Good luck to you my friend, Merry Christmas to you and a blessed and healthy New Year!
I know Brooke. It's a long road ahead of me and somedays I feel like I can fix everything ans somedays I just want to run away. Everyone's posts here has helped me a lot. I understand that my husbands relationship with my son and his opinions of my relationship with him, is wrong. I will keep even a closer eye on this situation and I will shield my son from emotional harm as much as I can. If and when I feel things are getting worse, I will make a different decision.
He seems to be trying still. Last night I actually watched a movie with my son alone in my room! (ooooooooooh!) He came upstairs and saw us sitting and watching the movie. He left but didn't say anything! (I know it's pretty pethatic that I am happy with that!) but it's a start...

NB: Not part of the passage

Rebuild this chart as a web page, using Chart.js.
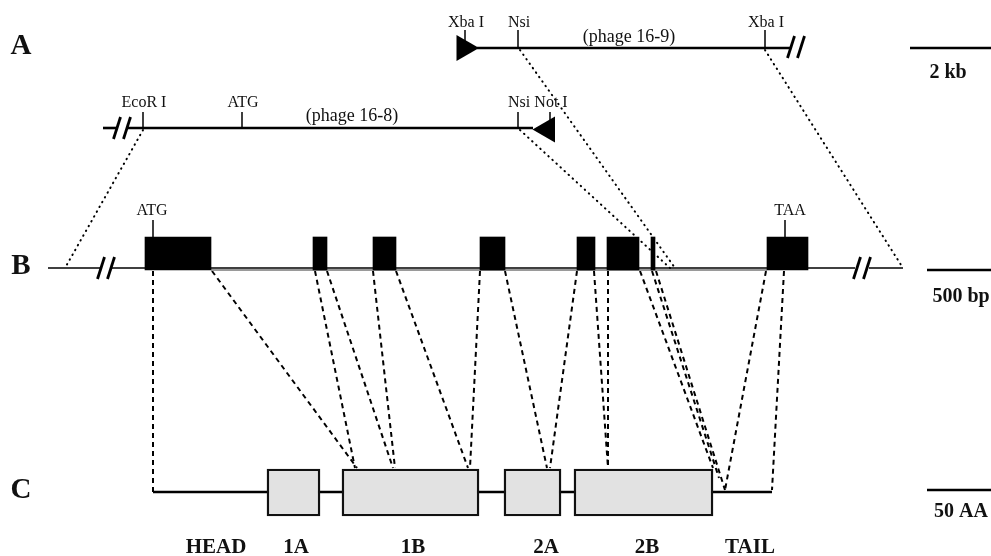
<!DOCTYPE html>
<html>
<head>
<meta charset="utf-8">
<script src="https://cdn.jsdelivr.net/npm/chart.js@4.4.1/dist/chart.umd.min.js"></script>
<style>
  html, body { margin: 0; padding: 0; background: #fff; }
  canvas { display: block; }
</style>
</head>
<body>
<canvas id="gene" width="991" height="556"></canvas>
<script>
/* diagram units: 1 unit = 1 px of the original figure */

/* ── ROW LEVELS ───────────────────────────────────────────── */
const Y_A1 = 48, Y_A2 = 128, Y_B = 268, Y_C = 492;
const EXON_TOP = 237, EXON_BOT = 270;
const BOX_TOP = 469, BOX_BOT = 516;

/* ── A: phage clones ──────────────────────────────────────── */
const phage169Line  = [[477, 790]];
const phage169Sites = [465, 518, 765];
const phage169Names = ['Xba I', 'Nsi', 'Xba I'];

const phage168Line  = [[103, 117], [128, 533]];
const phage168Sites = [143, 242, 518, 550];
const phage168Names = ['EcoR I', 'ATG', 'Nsi', 'Not I'];

const cloneEndX = [464, 547.5];       // vector arms (triangles)
const cloneEndY = [48, 129.5];
const cloneEndRot = [90, 270];

/* ── B: gene ──────────────────────────────────────────────── */
const geneLine   = [[48, 100], [112, 855], [869, 903]];
const intronBand = [[211, 767]];
const exonsB     = [[145, 211], [313, 327], [373, 396], [480, 505],
                    [577, 595], [607, 639], [651, 655], [767, 808]];
const codonX     = [153, 785];
const codonNames = ['ATG', 'TAA'];

/* ── C: protein ───────────────────────────────────────────── */
const proteinLine  = [[153, 772]];
const domainBoxes  = [[267, 320], [342, 479], [504, 561], [574, 713]];
const domainNames  = ['HEAD', '1A', '1B', '2A', '2B', 'TAIL'];
const domainLabelX = [216, 296, 413, 546, 647, 750];

/* ── mappings ─────────────────────────────────────────────── */
// A -> B (dotted)
const dotFromX = [143, 520, 520, 765];
const dotFromY = [130, 130, 50, 50];
const dotToX   = [65, 670, 675, 903];
// B -> C (dashed)
const dashFromX = [153, 212, 315, 327, 373, 396, 480, 505, 577, 594, 608, 640, 652, 656, 766, 784];
const dashToX   = [153, 357, 355, 393, 395, 468, 470, 547, 550, 608, 608, 713, 719, 725, 725, 772];
const dashToY   = [492, 468, 468, 468, 468, 468, 468, 468, 468, 468, 468, 468, 478, 490, 490, 490];

/* ── break marks "//" ─────────────────────────────────────── */
const breakX = [796, 122, 106, 862];
const breakY = [47, 128, 268, 268];

/* ── scale bars ───────────────────────────────────────────── */
const scaleNames = ['2 kb', '500 bp', '50 AA'];
const scaleBarX  = [910, 927, 927];
const scaleBarY  = [48, 270, 490];
const scaleLabelX = [948, 961, 961];
const scaleLabelY = [78, 302, 517];

/* ── helpers ──────────────────────────────────────────────── */
const SERIF = '"Liberation Serif", "DejaVu Serif", serif';

function seg(pts, width, dash, cap, color) {
  return {
    type: 'line',
    data: pts.map(p => ({ x: p[0], y: p[1] })),
    borderColor: color || '#000',
    borderWidth: width,
    borderDash: dash || [],
    borderCapStyle: cap || 'butt',
    pointRadius: 0,
    fill: false,
    tension: 0,
    order: 2,
  };
}

const datasets = [];

// exons and domains (drawn over the lines)
datasets.push({
  type: 'bar', indexAxis: 'y', yAxisID: 'y',
  data: exonsB.map(e => ({ x: e, y: (EXON_TOP + EXON_BOT) / 2 })),
  barThickness: EXON_BOT - EXON_TOP,
  backgroundColor: '#000', borderWidth: 0, order: 0,
});
datasets.push({
  type: 'bar', indexAxis: 'y', yAxisID: 'yC',
  data: domainBoxes.map(d => ({ x: d, y: (BOX_TOP + BOX_BOT) / 2 })),
  barThickness: BOX_BOT - BOX_TOP,
  backgroundColor: '#e2e2e2', borderColor: '#111', borderWidth: 2.4,
  borderSkipped: false, order: 0,
});

// vector arm triangles
datasets.push({
  type: 'line', showLine: false,
  data: cloneEndX.map((x, i) => ({ x, y: cloneEndY[i] })),
  pointStyle: 'triangle', pointRadius: 15, pointRotation: cloneEndRot,
  pointBackgroundColor: '#000', pointBorderColor: '#000', pointBorderWidth: 0,
  order: 1,
});

// row A
phage169Line.forEach(s => datasets.push(seg([[s[0], Y_A1], [s[1], Y_A1]], 2.6)));
phage169Sites.forEach(x => datasets.push(seg([[x, Y_A1 - 18], [x, Y_A1]], 1.5)));
phage168Line.forEach(s => datasets.push(seg([[s[0], Y_A2], [s[1], Y_A2]], 2.6)));
phage168Sites.forEach(x => datasets.push(seg([[x, Y_A2 - 16], [x, Y_A2]], 1.5)));

// row B
geneLine.forEach(s => datasets.push(seg([[s[0], Y_B], [s[1], Y_B]], 1.5)));
intronBand.forEach(s => datasets.push(seg([[s[0], Y_B + 2], [s[1], Y_B + 2]], 2.2, [], 'butt', '#9a9a9a')));
codonX.forEach(x => datasets.push(seg([[x, EXON_TOP - 17], [x, EXON_TOP]], 1.5)));

// row C
proteinLine.forEach(s => datasets.push(seg([[s[0], Y_C], [s[1], Y_C]], 2.4)));

// dotted A -> B
dotFromX.forEach((x, i) => datasets.push(seg([[x, dotFromY[i]], [dotToX[i], Y_B]], 2, [0.5, 5], 'round')));

// dashed B -> C
dashFromX.forEach((x, i) => datasets.push(seg([[x, Y_B + 3], [dashToX[i], dashToY[i]]], 2, [5, 4])));

// break marks
breakX.forEach((x, i) => {
  const y = breakY[i];
  [-5, 5].forEach(o => datasets.push(seg([[x + o + 3.5, y - 11], [x + o - 3.5, y + 11]], 2.8)));
});

// scale bars
scaleBarX.forEach((x, i) => datasets.push(seg([[x, scaleBarY[i]], [991, scaleBarY[i]]], 2.4)));

/* ── text items ───────────────────────────────────────────── */
const F_PANEL = 'bold 29px ' + SERIF;
const F_SITE  = '16px ' + SERIF;
const F_PHAGE = '18px ' + SERIF;
const F_SCALE = 'bold 20px ' + SERIF;
const F_DOM   = 'bold 21px ' + SERIF;

const textItems = [];
['A', 'B', 'C'].forEach((t, i) => textItems.push({ t, x: 21, y: [54, 274, 498][i], f: F_PANEL }));
phage169Names.forEach((t, i) => textItems.push({ t, x: phage169Sites[i] + 1, y: 27, f: F_SITE }));
textItems.push({ t: '(phage 16-9)', x: 629, y: 42, f: F_PHAGE });
phage168Names.forEach((t, i) => textItems.push({ t, x: phage168Sites[i] + 1, y: 107, f: F_SITE }));
textItems.push({ t: '(phage 16-8)', x: 352, y: 121, f: F_PHAGE });
codonNames.forEach((t, i) => textItems.push({ t, x: codonX[i] + (i ? 5 : -1), y: 215, f: F_SITE }));
scaleNames.forEach((t, i) => textItems.push({ t, x: scaleLabelX[i], y: scaleLabelY[i], f: F_SCALE }));
domainNames.forEach((t, i) => textItems.push({ t, x: domainLabelX[i], y: 553, f: F_DOM }));

const textPlugin = {
  id: 'diagramText',
  afterDatasetsDraw(chart) {
    const { ctx, scales } = chart;
    ctx.save();
    ctx.fillStyle = '#111';
    ctx.textAlign = 'center';
    ctx.textBaseline = 'alphabetic';
    textItems.forEach(it => {
      ctx.font = it.f;
      ctx.fillText(it.t, scales.x.getPixelForValue(it.x), scales.y.getPixelForValue(it.y));
    });
    ctx.restore();
  },
};

const hiddenAxis = (axis, rev) => ({
  type: 'linear', axis, min: 0, max: axis === 'x' ? 991 : 556, reverse: !!rev,
  display: false, offset: false, grid: { display: false, offset: false },
});

new Chart(document.getElementById('gene').getContext('2d'), {
  type: 'line',
  data: { datasets },
  options: {
    responsive: false,
    animation: false,
    events: [],
    devicePixelRatio: 1,
    layout: { padding: 0, autoPadding: false },
    plugins: { legend: { display: false }, tooltip: { enabled: false } },
    scales: {
      x:  hiddenAxis('x'),
      y:  hiddenAxis('y', true),
      yC: hiddenAxis('y', true),
    },
  },
  plugins: [textPlugin],
});
</script>
</body>
</html>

I admit that he is much better husband than he is a father but again..he is a good man and he seems to be trying...so we shall wait and see. As babygirl said, it's really easy to just give up & I know I will always have that option. But I still prefer to try and work things out.
It is great that your husband is well educated and worldly and it is great that he took care of you when you were sick and that he has provided you with many material comforts. The fact still remains that he is jealous of your son. You say he is not abusive. Maybe he isn't physically abusive, but his actions toward your son are damaging. Being possessive and controlling is not good and it hurts everybody. And as far as little kids liking your husband...little kids really liked my step dad too, and he was NOT a good father, he displayed many of the same behaviors that your husband displays, and I can count on one hand the times he was nice to me when I was growing up. Maybe little kids like your husband because he is nice to them. And maybe he is nice to them because he doesn't see them as competition, the way he sees your son. You say that friends and family think he's a great guy too. Well, he probably doesn't behave in front of those people the way he behaves when it is just you, him and your son. In an earlier post, I believe someone said that in any kind of relationship, it takes an effort from all parties in the relationship to make it work. This will not work if you are the only one consistently making the effort here. You may limp along, but it won't really work in a way that is beneficial to everyone involved. You mentioned in a recent post that your husband seemed to be trying...is he still trying, or did he try just once and then go back to his old ways? You have a long road ahead of you. And one more thing...a man can shower his wife or girlfriend with gifts and attention on one hand and still be manipulative, controlling, extremely jealous and possessive on the other hand. Those are not good traits, and they are traits that are hard to unlearn. Just because he took care of you when you were sick and provides well for you does not give him the right to control you and it does not give him the right to dictate the way you behave with your son. If he doesn't make a consistent effort to change, and I mean CONSISTENT, he will drive a wedge between you and your son, your relationship with your son will be damaged, and your son will hate him and resent you. Take it from someone who has been there. Take care of yourself and your son. God bless you both.